Every morning started with worship — daily chapel that stitched together voices from across traditions and towns, voices that didn’t always sing on key but carried the weight of presence. In that space, the Spirit met us in ways that were both ordinary and startling. I don’t think I’ll forget the sound of prayers echoing through a tired body that still kept showing up.
The days stretched long — sessions filled with words of opening and words of assessment, moments of being seen and moments of being pushed to see differently. Formation doesn’t come in tidy lines or bullet-point takeaways. It comes in the hallway conversations, the questions asked out loud and the ones scribbled in the margins, the late-night talks that turned strangers into companions for the road ahead.
And yes, there have been trips and stumbles. Physically, emotionally, mentally — I’ve felt the weight of my limits. There were moments I couldn’t quite find my footing, moments where the exhaustion and the newness pressed hard. But there have also been leaps and arches. Leaps into conversations that stretched me past my comfort zone. Arches of grace that rose above the dissonance and reminded me that presence is enough.
I haven’t just met people. I’ve met the kind of people who are needed — people I needed, and who in some mysterious way also needed me. We laughed about kings and emperors, with Kuzco sneaking into our conversations like an unexpected prophet — reminding us how humor, humility, and a little “no touchy” can carry sacred weight when shared honestly. Underneath the laughter was something fierce and holy: bonds made of Spirit, trust, and the recognition that we were meant to cross paths.
There was one who carried my weight — the backpacks and books, the outstretched hands and the steadying balance when I needed it most. And somehow, even in that, grace made sure it was someone who knew what it meant to carry more than themselves. Someone whose own story holds laughter about emperors and “no touchy,” and a love that shows up in unexpected places. I have no doubt it was all because of the One who carries all our worldly weight.
I’ve had to navigate more than the campus. I’ve had to navigate myself — the way I show up, the places I shrink back, the courage it takes to admit both. Prolog week hasn’t been about perfect answers; it’s been about letting myself be stretched, broken open, and still held in a community that makes space for the mess.

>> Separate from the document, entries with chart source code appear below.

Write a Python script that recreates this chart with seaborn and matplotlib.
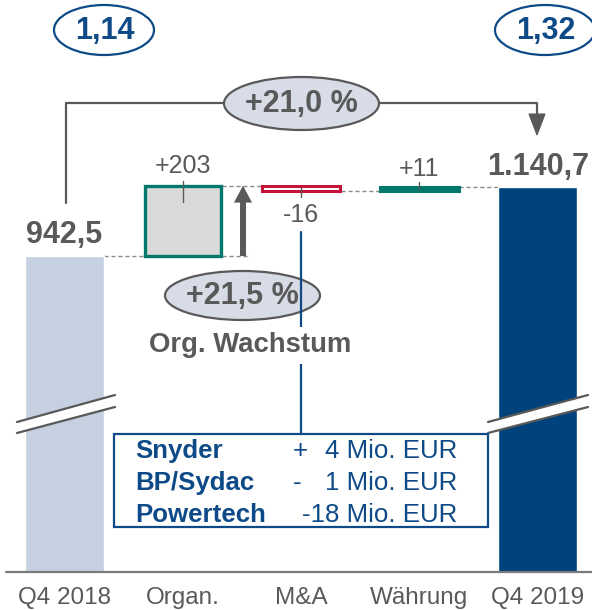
import matplotlib
matplotlib.use("Agg")
import matplotlib.pyplot as plt
import seaborn as sns
import pandas as pd
from matplotlib.patches import Ellipse, Rectangle, Polygon
from matplotlib.lines import Line2D
from matplotlib.transforms import Affine2D

# ---------------- data ----------------
categories = ["Q4 2018", "Organ.", "M&A", "Währung", "Q4 2019"]
start_value = 942.5
end_value = 1140.7
deltas = [203, -16, 11]            # Organ., M&A, Währung
delta_labels = ["+203", "-16", "+11"]
total_labels = ["942,5", "1.140,7"]
ratio_labels = ["1,14", "1,32"]
growth_total = "+21,0 %"
growth_organic = "+21,5 %"
organic_caption = "Org. Wachstum"
ma_names = ["Snyder", "BP/Sydac", "Powertech"]
ma_signs = ["+", "-", ""]
ma_values = ["4 Mio. EUR", "1 Mio. EUR", "-18 Mio. EUR"]

# ---------------- style ----------------
W, H = 592, 610
sns.set_theme(style="white")
plt.rcParams['font.family'] = ['Liberation Sans', 'DejaVu Sans']

GRAY = "#595959"
LIGHT = "#c5d0e1"
DARK = "#00427c"
TEAL = "#00786b"
RED = "#c41439"
BLUE_TXT = "#0e4a87"
ELL_FILL = "#d8dce6"
DASH = "#8a8a8a"

fig = plt.figure(figsize=(W / 100, H / 100), dpi=100)
ax = fig.add_axes([0, 38 / H, 1, 572 / H])
# pixel transform (top-left origin) for decorations
T = Affine2D().scale(1 / W, -1 / H).translate(0, 1) + fig.transFigure

# totals via seaborn
df_tot = pd.DataFrame({"cat": [categories[0], categories[-1]],
                       "val": [start_value, end_value]})
sns.barplot(data=df_tot, x="cat", y="val", hue="cat", order=categories,
            palette={categories[0]: LIGHT, categories[-1]: DARK},
            width=0.668, saturation=1, legend=False, ax=ax, zorder=2)

ax.set_xlim(-0.545, 4.459)
ax.set_ylim(30.8, 1681.1)
for s in ax.spines.values():
    s.set_visible(False)
ax.set_yticks([])
ax.set_xlabel("")
ax.set_ylabel("")
ax.tick_params(axis="x", length=0, pad=11, labelsize=17.5, labelcolor=GRAY)
ax.plot([6 / W, 1], [0, 0], transform=ax.transAxes, color="#7a7a7a",
        lw=1.6, clip_on=False, zorder=5)

# delta bars
running = start_value
tops, bottoms = [], []
styles = [
    dict(width=0.645, color="#d9d9d9", edgecolor=TEAL, linewidth=2.4),
    dict(width=0.655, color="white", edgecolor=RED, linewidth=2.2),
    dict(width=0.665, color=TEAL, edgecolor=TEAL, linewidth=2.2),
]
for i, d in enumerate(deltas):
    b = min(running, running + d)
    ax.bar(i + 1, abs(d), bottom=b, zorder=3, **styles[i])
    tops.append(b + abs(d))
    bottoms.append(b)
    running += d

# dashed connectors
dkw = dict(color=DASH, lw=1.0, ls=(0, (3, 2)), zorder=1)
ax.plot([0.334, 1.568], [start_value, start_value], **dkw)
ax.plot([1.33, 1.66], [tops[0], tops[0]], **dkw)
ax.plot([2.335, 2.66], [bottoms[1], bottoms[1]], **dkw)
ax.plot([3.335, 3.665], [tops[2], tops[2]], **dkw)

# small ticks in delta bars
ax.plot([1, 1], [tops[0] + 14, tops[0] - 47], color=GRAY, lw=1, zorder=4)
ax.plot([2, 2], [bottoms[1] + 10, bottoms[1] - 18], color=GRAY, lw=1, zorder=4)
ax.plot([3, 3], [tops[2] + 15, tops[2] - 5], color=GRAY, lw=1, zorder=4)

# organic growth arrow
ax.annotate("", xy=(1.509, tops[0]), xytext=(1.509, start_value),
            arrowprops=dict(arrowstyle="simple,head_length=1.22,head_width=1.3,tail_width=0.43",
                            mutation_scale=10, color=GRAY, lw=0,
                            shrinkA=0, shrinkB=0), zorder=4)

# value labels
ax.annotate(total_labels[0], xy=(0, start_value), xytext=(0, 9.4),
            textcoords="offset points", ha="center", va="baseline",
            fontsize=22, fontweight="bold", color=GRAY)
ax.annotate(total_labels[1], xy=(4, end_value), xytext=(0, 8.9),
            textcoords="offset points", ha="center", va="baseline",
            fontsize=22, fontweight="bold", color=GRAY)
ax.annotate(delta_labels[0], xy=(1, tops[0]), xytext=(0, 9.1),
            textcoords="offset points", ha="center", va="baseline",
            fontsize=18, color=GRAY)
ax.annotate(delta_labels[1], xy=(2, bottoms[1]), xytext=(0, -22.3),
            textcoords="offset points", ha="center", va="baseline",
            fontsize=18, color=GRAY)
ax.annotate(delta_labels[2], xy=(3, tops[2]), xytext=(0, 8.2),
            textcoords="offset points", ha="center", va="baseline",
            fontsize=18, color=GRAY)

# ---------------- decorations (pixel coords) ----------------
def add(artist):
    fig.add_artist(artist)

# break marks
for x0, x1 in [(17, 115), (488, 588)]:
    band = Polygon([(x0, 422), (x1, 395), (x1, 407), (x0, 433)], closed=True,
                   transform=T, facecolor="white", edgecolor="none", zorder=3)
    add(band)
    add(Line2D([x0, x1], [422, 395], transform=T, color=GRAY, lw=1.6, zorder=3.1))
    add(Line2D([x0, x1], [433, 407], transform=T, color=GRAY, lw=1.6, zorder=3.1))

# ratio ellipses
for (cx, cy), lab in zip([(104, 30), (545, 30)], ratio_labels):
    add(Ellipse((cx, cy), 100, 50, transform=T, facecolor="white",
                edgecolor=BLUE_TXT, lw=1.6, zorder=2))
    fig.text(cx + 1, cy + 1, lab, transform=T, ha="center", va="center",
             fontsize=22, fontweight="bold", color=BLUE_TXT, zorder=3)

# total growth bracket
add(Line2D([66, 66, 224], [203, 103, 103], transform=T, color=GRAY, lw=1.6, zorder=2))
add(Line2D([379, 537, 537], [103, 103, 114], transform=T, color=GRAY, lw=1.6, zorder=2))
add(Polygon([(529, 114), (545, 114), (537, 135)], closed=True, transform=T,
            facecolor=GRAY, edgecolor=GRAY, lw=0.8, zorder=2))
add(Ellipse((301.5, 103.5), 155, 53, transform=T, facecolor=ELL_FILL,
            edgecolor=GRAY, lw=1.6, zorder=2))
fig.text(301.5, 104, growth_total, transform=T, ha="center", va="center",
         fontsize=22, fontweight="bold", color=GRAY, zorder=3)

# organic growth ellipse, M&A connector line (drawn over ellipse), caption
add(Ellipse((242.5, 295.5), 155, 49, transform=T, facecolor=ELL_FILL,
            edgecolor=GRAY, lw=1.6, zorder=2))
fig.text(242.5, 296, growth_organic, transform=T, ha="center", va="center",
         fontsize=22, fontweight="bold", color=GRAY, zorder=3)
add(Line2D([301, 301], [232, 434], transform=T, color=BLUE_TXT, lw=1.6, zorder=3.5))
fig.text(250.5, 352, organic_caption, transform=T, ha="center", va="baseline",
         fontsize=19.8, fontweight="bold", color=GRAY, zorder=4,
         bbox=dict(facecolor="white", edgecolor="none", pad=4))

add(Rectangle((114, 434), 374, 93, transform=T, facecolor="white",
              edgecolor=BLUE_TXT, lw=1.6, zorder=4))
for k, (nm, sg, vl) in enumerate(zip(ma_names, ma_signs, ma_values)):
    yb = 458 + 32 * k
    fig.text(135, yb, nm, transform=T, ha="left", va="baseline",
             fontsize=18.6, fontweight="bold", color=BLUE_TXT, zorder=5)
    if sg:
        fig.text(293, yb, sg, transform=T, ha="left", va="baseline",
                 fontsize=18.6, color=BLUE_TXT, zorder=5)
    fig.text(457, yb, vl, transform=T, ha="right", va="baseline",
             fontsize=18.6, color=BLUE_TXT, zorder=5)

fig.savefig("out.png", dpi=100)
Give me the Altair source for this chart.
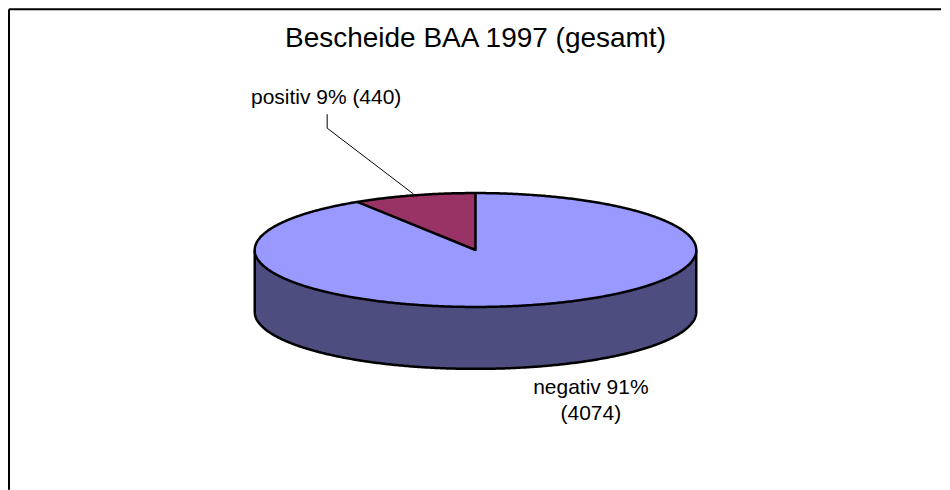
import numpy as np
import pandas as pd
import altair as alt

# Data
categories = ["negativ", "positiv"]
shares = [91, 9]
counts = [4074, 440]
title_text = "Bescheide BAA 1997 (gesamt)"
label_lines = ["positiv 9% (440)", "negativ 91%", "(4074)"]

# Pie geometry (pixel units of the reference picture)
cx, cy, rx, ry, depth = 476, 250, 221, 57, 62
slice_angle = np.radians(360 * shares[1] / sum(shares))

xs = alt.Scale(domain=[8, 942], range=[0, 934], nice=False, zero=False)
ys = alt.Scale(domain=[8, 490], range=[0, 482], nice=False, zero=False)


def X(f="x"):
    return alt.X(f"{f}:Q", scale=xs, axis=None)


def Y(f="y"):
    return alt.Y(f"{f}:Q", scale=ys, axis=None)


t = np.radians(np.linspace(-90, 90, 361))
half = pd.DataFrame({
    "x": cx + rx * np.sin(t),
    "up": cy - ry * np.cos(t),
    "low": cy + ry * np.cos(t),
})
half["bot"] = half["low"] + depth

side = alt.Chart(half).mark_area(color="#4D4D80", opacity=1).encode(
    x=X(), y=Y("low"), y2=alt.Y2("bot"))
top = alt.Chart(half).mark_area(color="#9999FF", opacity=1).encode(
    x=X(), y=Y("up"), y2=alt.Y2("low"))

# Slice fill: rim above, straight edge to the centre below
ts = np.linspace(-slice_angle, 0, 121)
slice_df = pd.DataFrame({"x": cx + rx * np.sin(ts), "y": cy - ry * np.cos(ts)})
rim_x = cx - rx * np.sin(slice_angle)
rim_y = cy - ry * np.cos(slice_angle)
slice_df["y2"] = rim_y + (cy - rim_y) * (slice_df["x"] - rim_x) / (cx - rim_x)
slice_fill = alt.Chart(slice_df).mark_area(color="#993366", opacity=1).encode(
    x=X(), y=Y("y"), y2=alt.Y2("y2"))

# Outlines
tf = np.radians(np.linspace(0, 360, 721))
rim = pd.DataFrame({"x": cx + rx * np.sin(tf), "y": cy - ry * np.cos(tf), "s": "rim"})
rim["i"] = np.arange(len(rim))
tb = np.radians(np.linspace(-90, 90, 361))
bx = np.concatenate([[cx - rx], cx + rx * np.sin(tb), [cx + rx]])
by = np.concatenate([[cy], cy + depth + ry * np.cos(tb), [cy]])
bottom = pd.DataFrame({"x": bx, "y": by, "s": "bottom"})
bottom["i"] = np.arange(len(bottom))
edge = pd.DataFrame({"x": [rim_x, cx, cx], "y": [rim_y, cy, cy - ry], "s": "edge", "i": [0, 1, 2]})
outline = alt.Chart(pd.concat([rim, bottom, edge])).mark_line(
    color="black", strokeWidth=2.5, strokeJoin="round").encode(
    x=X(), y=Y(), detail="s:N", order="i:Q")

# Leader line of the positive label
leader = alt.Chart(pd.DataFrame({"x": [327.5, 327.5, 414], "y": [114, 128, 194], "i": [0, 1, 2]})).mark_line(
    color="black", strokeWidth=1).encode(x=X(), y=Y(), order="i:Q")

# Frame (top and left only)
frame_top = alt.Chart(pd.DataFrame({"x": [9], "x2": [942], "y": [9]})).mark_rule(
    color="black", strokeWidth=2).encode(x=X(), x2="x2:Q", y=Y())
frame_left = alt.Chart(pd.DataFrame({"x": [9], "y": [9], "y2": [490]})).mark_rule(
    color="black", strokeWidth=2).encode(x=X(), y=Y(), y2="y2:Q")

texts = pd.DataFrame({
    "t": [title_text] + label_lines,
    "x": [476, 326.5, 591.5, 591.5],
    "y": [47, 104, 394, 420],
    "s": [28, 21, 21, 21],
})
text = alt.Chart(texts).mark_text(font="Liberation Sans", color="black", align="center", baseline="alphabetic").encode(
    x=X(), y=Y(), text="t:N",
    size=alt.Size("s:Q", scale=None, legend=None))

chart = alt.layer(frame_top, frame_left, side, top, slice_fill, outline, leader, text).properties(
    width=934, height=482, padding=0, background="white"
).configure_view(stroke=None)

chart.save("out.html", embed_options={"renderer": "svg", "actions": False})
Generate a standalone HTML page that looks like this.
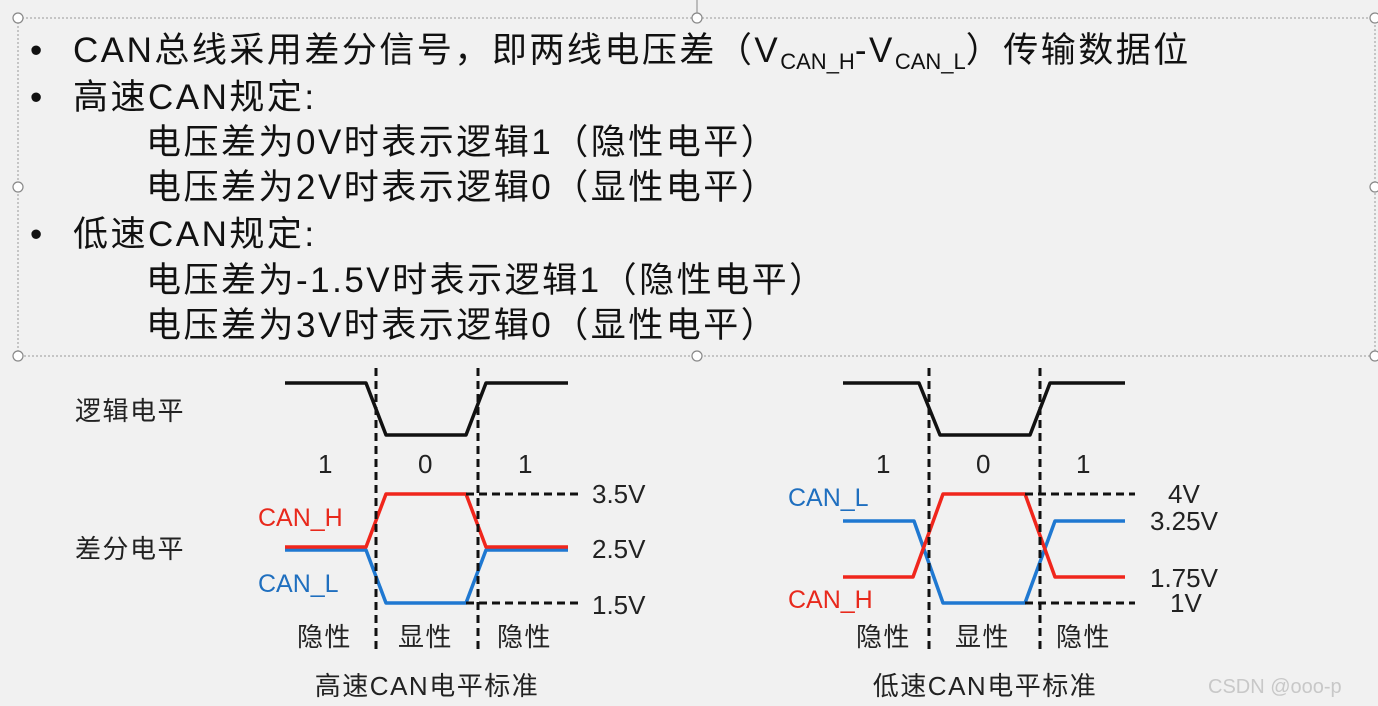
<!DOCTYPE html>
<html><head><meta charset="utf-8"><style>
body{margin:0;background:#f1f1f1;}
svg{display:block}
text{font-family:"Liberation Sans","Noto Sans CJK SC",sans-serif;}
</style></head><body>
<svg width="1378" height="706" viewBox="0 0 1378 706" xmlns="http://www.w3.org/2000/svg">
<rect width="1378" height="706" fill="#f1f1f1"/>
<rect x="18" y="18" width="1357" height="338" fill="none" stroke="#999" stroke-width="1" stroke-dasharray="2,2"/>
<g fill="#fff" stroke="#888" stroke-width="1.2">
<circle cx="18" cy="18" r="5"/><circle cx="697" cy="18" r="5"/><circle cx="1375" cy="18" r="5"/>
<circle cx="18" cy="187" r="5"/><circle cx="1375" cy="187" r="5"/>
<circle cx="18" cy="356" r="5"/><circle cx="697" cy="356" r="5"/><circle cx="1375" cy="356" r="5"/>
</g>
<line x1="697" y1="0" x2="697" y2="13" stroke="#888" stroke-width="1"/>
<g font-size="35" fill="#111" letter-spacing="2.5">
<text x="30" y="62">•</text>
<text x="73" y="62">CAN总线采用差分信号，即两线电压差（V<tspan font-size="22" dy="7" letter-spacing="0">CAN_H</tspan><tspan dy="-7">-V</tspan><tspan font-size="22" dy="7" letter-spacing="0">CAN_L</tspan><tspan dy="-7">）传输数据位</tspan></text>
<text x="30" y="109">•</text>
<text x="73" y="109">高速CAN规定:</text>
<text x="146" y="154">电压差为0V时表示逻辑1（隐性电平）</text>
<text x="146" y="199">电压差为2V时表示逻辑0（显性电平）</text>
<text x="30" y="246">•</text>
<text x="73" y="246">低速CAN规定:</text>
<text x="146" y="292">电压差为-1.5V时表示逻辑1（隐性电平）</text>
<text x="146" y="337">电压差为3V时表示逻辑0（显性电平）</text>
</g>
<g font-size="26" fill="#222" letter-spacing="1.5">
<text x="75" y="420">逻辑电平</text>
<text x="75" y="558">差分电平</text>
<text x="318" y="473">1</text><text x="418" y="473">0</text><text x="518" y="473">1</text>
<text x="876" y="473">1</text><text x="976" y="473">0</text><text x="1076" y="473">1</text>
<text x="297" y="646">隐性</text><text x="398" y="646">显性</text><text x="497" y="646">隐性</text>
<text x="856" y="646">隐性</text><text x="955" y="646">显性</text><text x="1056" y="646">隐性</text>
<text x="592" y="503" letter-spacing="0">3.5V</text><text x="592" y="558" letter-spacing="0">2.5V</text><text x="592" y="614" letter-spacing="0">1.5V</text>
<text x="1168" y="503" letter-spacing="0">4V</text><text x="1150" y="530" letter-spacing="0">3.25V</text><text x="1150" y="587" letter-spacing="0">1.75V</text><text x="1170" y="612" letter-spacing="0">1V</text>
<text x="427" y="695" text-anchor="middle">高速CAN电平标准</text>
<text x="985" y="695" text-anchor="middle">低速CAN电平标准</text>
</g>
<g font-size="25">
<text x="258" y="526" fill="#e8291c">CAN_H</text>
<text x="258" y="592" fill="#1f6fbf">CAN_L</text>
<text x="788" y="506" fill="#1f6fbf">CAN_L</text>
<text x="788" y="608" fill="#e8291c">CAN_H</text>
</g>
<text x="1208" y="693" font-size="20" fill="#c8c8c8">CSDN @ooo-p</text>
<g fill="none" stroke-width="3.5" stroke-linejoin="round">
<polyline points="285,383 366,383 386,435 466,435 486,383 568,383" stroke="#111"/>
<polyline points="285,550 366,550 386,603 466,603 486,550 568,550" stroke="#1f78d1"/>
<polyline points="285,547 366,547 386,494 466,494 486,547 568,547" stroke="#f0261c"/>
<polyline points="843,383 919,383 940,435 1030,435 1050,383 1125,383" stroke="#111"/>
<polyline points="843,521 914,521 943,603 1025,603 1055,521 1125,521" stroke="#1f78d1"/>
<polyline points="843,577 913,577 943,494 1025,494 1055,577 1125,577" stroke="#f0261c"/>
</g>
<g stroke="#111" stroke-width="3" stroke-dasharray="8,5" fill="none">
<line x1="376" y1="368" x2="376" y2="652"/><line x1="478" y1="368" x2="478" y2="652"/>
<line x1="929" y1="368" x2="929" y2="652"/><line x1="1040" y1="368" x2="1040" y2="652"/>
<line x1="466" y1="494" x2="578" y2="494"/><line x1="466" y1="603" x2="578" y2="603"/>
<line x1="1025" y1="494" x2="1135" y2="494"/><line x1="1025" y1="603" x2="1135" y2="603"/>
</g>
</svg>
</body></html>
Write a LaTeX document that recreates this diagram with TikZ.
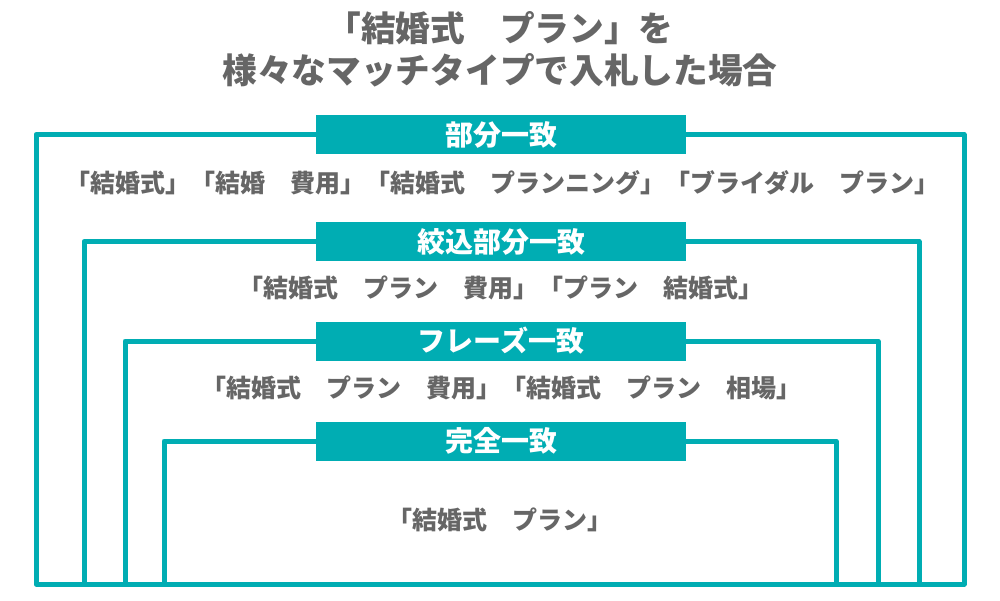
\documentclass[tikz,border=0pt]{standalone}
\usepackage{fontspec}
\setmainfont{Noto Sans CJK JP}
\usepackage{xcolor}
\definecolor{myteal}{HTML}{00ADB3}
\definecolor{mygray}{HTML}{666666}
\tikzset{
	frame/.style={line width=5pt, color=myteal, line join=round},
	bar/.style={fill=myteal, minimum width=370pt, minimum height=39pt, inner sep=0pt, text=white, font=\bfseries\fontsize{28}{28}\selectfont},
	words/.style={text=mygray, inner sep=0pt, font=\bfseries\fontsize{25}{25}\selectfont},
	heading/.style={text=mygray, inner sep=0pt, align=center, font=\bfseries\fontsize{34.7}{42}\selectfont},
}
\begin{document}
\begin{tikzpicture}[x=1pt,y=-1pt]
			\useasboundingbox (0,0) rectangle (1000,600);
			\node [heading] (title) at (500,49) {「結婚式　プラン」を\\様々なマッチタイプで入札した場合};
			% nested frames
			\draw [frame] (36,584) -- (36,134.5) -- (964,134.5) -- (964,584) -- cycle;
			\draw [frame] (84,584) -- (84,241.5) -- (919,241.5) -- (919,584);
			\draw [frame] (125,584) -- (125,341) -- (878,341) -- (878,584);
			\draw [frame] (164,584) -- (164,441) -- (836,441) -- (836,584);
			% match type bars
			\node [bar] (broad) at (501,134.5) {部分一致};
			\node [bar] (modified) at (501,241.5) {絞込部分一致};
			\node [bar] (phrase) at (501,341) {フレーズ一致};
			\node [bar] (exact) at (501,441) {完全一致};
			% matched queries
			\node [words] (broadq) at (502,183) {「結婚式」「結婚　費用」「結婚式　プランニング」「ブライダル　プラン」};
			\node [words] (modifiedq) at (501,288) {「結婚式　プラン　費用」「プラン　結婚式」};
			\node [words] (phraseq) at (501,388) {「結婚式　プラン　費用」「結婚式　プラン　相場」};
			\node [words] (exactq) at (500,520) {「結婚式　プラン」};
		\end{tikzpicture}
\end{document}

By now I’m tired— the kind of tired that goes deeper than sleep. But I’m also awake in new ways. Awake to the questions that won’t leave me alone. Awake to the fact that my story is being reshaped by the stories I’ve now encountered. Awake to the reality that grace is big enough to hold our scattered attempts at faith, learning, and life together.
I’ll carry home more than notes and books. I’ll carry the ache of growth, the weight of new community, the stumbles and the leaps, the trips and the arches — all of it bound together by a grace that wrecks and remakes. This is just the beginning, but already the road feels wider and holier than I could have imagined.